Emma. Uma das companheiras de Doro, que também já viveu por muito tempo e ainda mantém uma relação com Doro, pois o entende como parte de sua vida e ainda acredita em parte de seus sonhos. Ela fica responsável por cuidar de Mary.
Karl é o rapaz com quem Mary deve se casar. Ele é gentil e respeitoso, mas um homem totalmente acostumado com sua vida de subserviência, se entende até como um objeto de Doro. Teve um passado complicado e triste, também por culpa de Doro, mas lida com isso com certa naturalidade incomoda. Acompanhamos o desenvolvimento de uma relação no mínimo estranha entre ele e Mary.
Seth e Clay são outros filhos de Doro e irmãos telepatas. Porém, Clay é um fracasso total, pois não consegue controlar seus dons. Doro chegou a sugerir a morte de Clay, mas Seth interveio e se propôs a ajudar o irmão, quase como um guardião.
Rachel é uma outra telepata, que trabalha como ministra em uma igreja. Ela usa sua telepatia para assumir o controle da mente dos fiéis, fazendo com que a adorem, quase como uma forma egoísta de brincar de Deus. Isso me pareceu uma clara crítica metafórica para igrejas. Ela tem personalidade forte e uma presença marcante, talvez até assustadora, sendo considerada por Doro e Mary como a mais forte e preocupante.

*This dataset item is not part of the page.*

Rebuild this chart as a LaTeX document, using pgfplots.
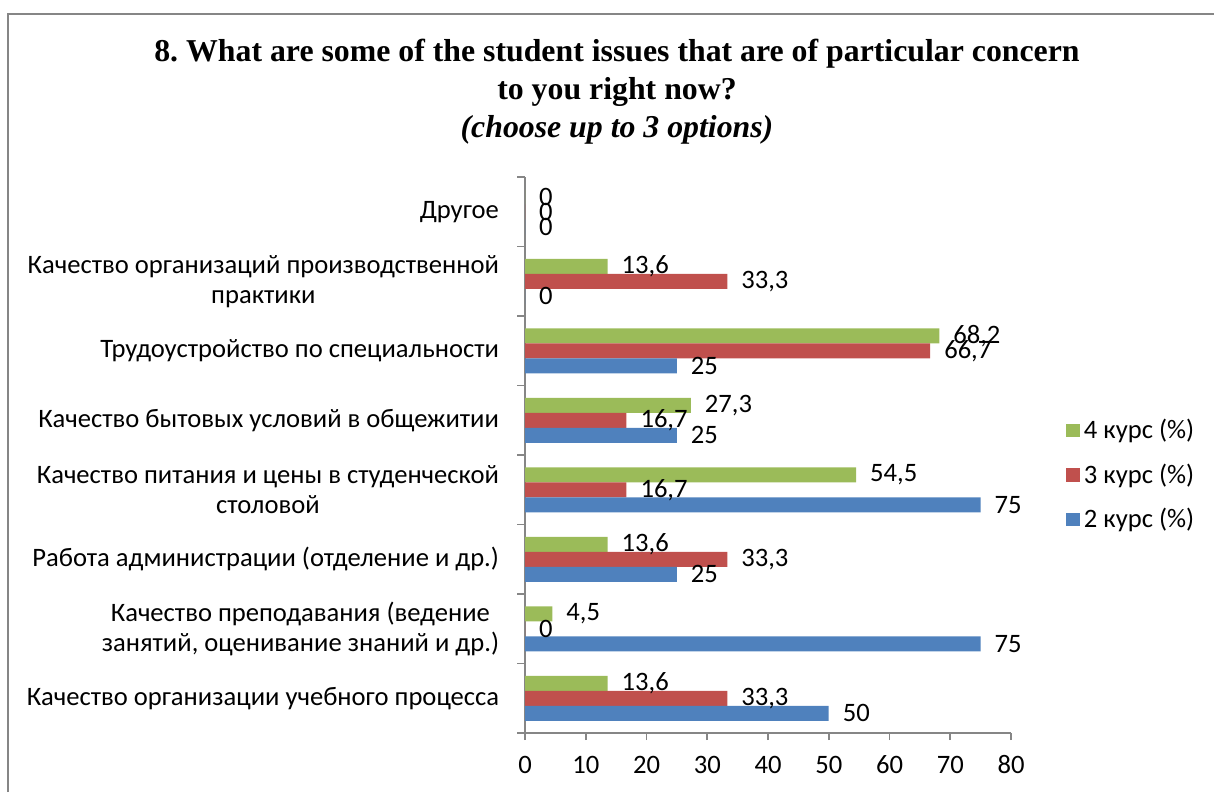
\documentclass[border=0pt]{standalone}
\usepackage{pgfplots}
\pgfplotsset{compat=1.18}
\usepackage{fontspec}
\setmainfont{Carlito}
\newfontfamily\titlefont{Liberation Serif}
\definecolor{g4}{HTML}{9BBB59}
\definecolor{r3}{HTML}{C0504D}
\definecolor{b2}{HTML}{4F81BD}
\definecolor{axgray}{HTML}{868686}
\newcommand\lbl{\fontsize{13.3}{15}\selectfont}
\begin{document}
\frenchspacing
\begin{tikzpicture}
\path[use as bounding box] (0,0) rectangle (607pt,396pt);
\draw[axgray,line width=0.8pt] (4pt,0) -- (4pt,389pt) -- (607pt,389pt);
\node[align=center,font=\titlefont\bfseries\fontsize{15.9}{19}\selectfont] at (308.5pt,350pt)
  {8. What are some of the student issues that are of particular concern\\to you right now?\\\itshape (choose up to 3 options)};
\begin{axis}[
    at={(262.5pt,29.5pt)}, anchor=south west,
    scale only axis, width=243pt, height=278pt,
    xbar, bar width=7.5pt,
    xmin=0, xmax=80, xtick={0,10,...,80},
    ymin=-0.5, ymax=7.5,
    ytick={0,...,7},
    yticklabels={Качество организации учебного процесса,
      {Качество преподавания (ведение\\занятий, оценивание знаний и др.)},
      {Работа администрации (отделение и др.)},
      {Качество питания и цены в студенческой\\столовой},
      Качество бытовых условий в общежитии,
      Трудоустройство по специальности,
      {Качество организаций производственной\\практики},
      Другое},
    minor ytick={-0.5,0.5,...,7.5},
    major y tick style={draw=none},
    tick align=outside,
    major tick length=3.5pt, minor tick length=4pt,
    axis lines*=left,
    axis line style={axgray, line width=0.8pt},
    every tick/.style={axgray, line width=0.8pt},
    every minor tick/.style={axgray, line width=0.8pt},
    tick label style={font=\lbl},
    yticklabel style={align=center, xshift=-6pt},
    xticklabel style={yshift=-4.5pt, text height=8.6pt, text depth=0pt},
    /pgf/number format/assume math mode=true,
    point meta=x,
    nodes near coords,
    nodes near coords style={font=\lbl, anchor=west, xshift=3.5pt,
      /pgf/number format/.cd, fixed, precision=1, use comma},
    legend style={at={(1.1,0.464)}, anchor=west, draw=none, fill=none,
      font=\lbl, row sep=7pt},
    legend cell align=left,
    legend image code/.code={\fill[#1] (0pt,-3.3pt) rectangle (7pt,3.3pt);},
]
\addplot[fill=g4, draw=none, bar shift=7.5pt] coordinates {
  (13.6,0) (4.5,1) (13.6,2) (54.5,3) (27.3,4) (68.2,5) (13.6,6) (0,7)};
\addplot[fill=r3, draw=none, bar shift=0pt] coordinates {
  (33.3,0) (0,1) (33.3,2) (16.7,3) (16.7,4) (66.7,5) (33.3,6) (0,7)};
\addplot[fill=b2, draw=none, bar shift=-7.5pt] coordinates {
  (50,0) (75,1) (25,2) (75,3) (25,4) (25,5) (0,6) (0,7)};
\legend{4 курс (\%), 3 курс (\%), 2 курс (\%)}
\end{axis}
\end{tikzpicture}
\end{document}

Rachel tem um bom papel no desenvolvimento do livro.
Jesse, um rapaz problemático que usa seus poderes telepáticos para influenciar pessoas e criar confusões.
Ada, uma mulher que sempre viveu em isolamento, com dificuldade de se aproximar de outras pessoas e que nunca conheceu outros telepatas. Ela sente um grande desejo de conhecer mais pessoas como ela, que consigam entende-la.
Jan, uma mulher que toma conta de algumas crianças de Doro, até que estejam prontas para "evoluir". Ela tem forte apego à essas crianças, não as vê apenas como uma obrigação, o que traz ainda mais problemas quando uma delas morre.